Wednesday, August 6, 2008

Back to school

I'm still not used to the Georgia school calendar -- the kids go back to school this coming Monday. This week my high schooler had "Fall Madness" where he got his schedule (not completely what he wanted) and had his picture taken and brought in my checks for PTSA, class dues (why is there such a thing??) and English workbook fees (ditto). My middle school son is skipping his, since the only purpose is paying out checks and I can pay for PTSA later. He doesn't even get his schedule until the first day of school! Tomorrow, my elementary school son has his "Sneak-a-Peek." That's where we find out who his teacher is, meet her, and bring in items from the interminably long list of school supplies.

American society should support free education for all. But when parents have to pay class fees, and supply the school with reams of paper and dry erase markers and boxes of tissues and ziploc bags, that's not happening. (Would you believe I even have to give one school a self-addressed two-stamped envelope at the end of the year if I want to receive my son's final report card!) We're also asked to purchase reading books for the kids (okay, we use the library for summer reading, although not for school-year reading. I don't know about you, but I remember teachers in Junior High handing out class sets of reading books to be returned). Free education is especially not happening where school team sports are concerned. Parents are supposed to join a booster club which asks for over $800 (preferably $1200!). On top of this, kids are supposed to fundraise ad nauseum. Pay-to-play in public school? That's not the way it's supposed to be. For art, too, I had to buy my son a large amount of school supplies. I remember receiving the first set of paints (oils in Junior High School and acrylics in High School), although we did buy our own canvases.

In Israel, they called it free education (there was even a "Free Education Law"), a lie. The school fees we paid were for everything from photocopying to insurance to trips to unspecified. Plus we paid monthly tuition for a government school! Further, schools supplied no books. We would receive not only a long list of supplies, but of text and workbooks that we had to purchase. And despite laws which claimed a book had to be good for five years, they would change so frequently that you couldn't pass them down to younger siblings. I was certain that book publishers and the Ministry of Education were in cahoots. I return to America and feel like it's almost no different.

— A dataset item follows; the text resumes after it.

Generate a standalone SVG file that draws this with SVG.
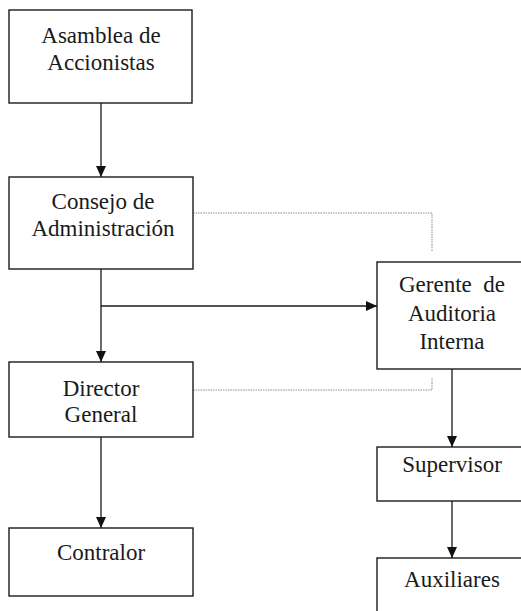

I know American religiously observant parents cite free religious education as a reason to move to Israel (private Jewish days school education in America is incredibly expensive), so even with the fees cited above, it's not that bad. But funny thing -- just last week I read that they're trying to pass a bill now in Israel which would eliminate school fees. Secular families are complaining, thinking it's another way for super religious families (which have many children and often non-working fathers) to get something for free. But I think it's the way it should be.

In my opinion, all of society should take on and share the common obligation of eduating its young. Period. And for that to happen, all taxpayers -- and not parents alone -- need to supply what schools need.